Cuando llueve mucho, el agua corre por debajo de las plataformas elevadas, en su declive natural por el terreno. A lo sumo se lavan un poco las paredes de barro si la precipitación es de canto, pero eso se emparcha fácilmente. Quienes llegaron después de las primeras experiencias aseguran que la técnica no fue algo impuesto, sino por contagio para hacer la casa de modo más económica y participar de la construcción. Los cálculos que hacen estos pobladores indican que los costos son un cuarto de la construcción con materiales de corralón. «Yo me la hice con la ayuda de los que ya estaban instalados, pero mayormente trabajé solo. A mi me gustan las herramientas, cuando me pienso hay una cosa integradora con eso. Otros pagaron a unos chicos la mano de obra o alguna ampliación», indica Pedro. Los palos que usó en su casa son de eucaliptus y las maderas del piso son tablas de encofrado, material de obra. El diseño fue en base a su propio dibujo en una hoja cuadriculada. En el techo también tiene tierra y crecen plantas. El marco general es de vegetación y madera, con botellas como tragaluz y otros pocos elementos que no son naturales.
«El espacio tiene un límite, ya estamos ahí, porque ese pedazo de al lado no es municipal, sino que está en sucesión y hay que negociar con otra gente», avisa Pedro, señalando el terreno lindante al acceso común a cada casa. «Nadie vino a decirnos que no podíamos estar acá, tuvimos suerte. La policía tampoco jode. Todo esto era basura, la gente tiraba basura en la barranca, fuimos limpiando y marcando los límites de cada lugar», resume. El agua potable la sacan de un caño común desde la calle alta.

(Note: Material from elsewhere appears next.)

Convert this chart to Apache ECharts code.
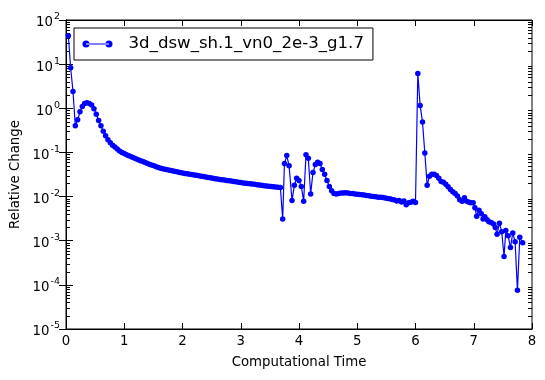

Los y las habitantes de estas construcciones en palafitos tienen diversos trabajos: en inmobiliarias, como músicos, empleados estatales, docentes o jardineros y changarines. Incluso, en una de las casas de un músico, los miércoles se juntan a tocar todos los que le hacen a algún instrumento con otros y otras que llegan de afuera. Ese día en particular se escuchan las notas musicales entre los palafitos de Bajada Grande, que se alzan desde una barranca interna en ese vergel oculto en el corazón del barrio.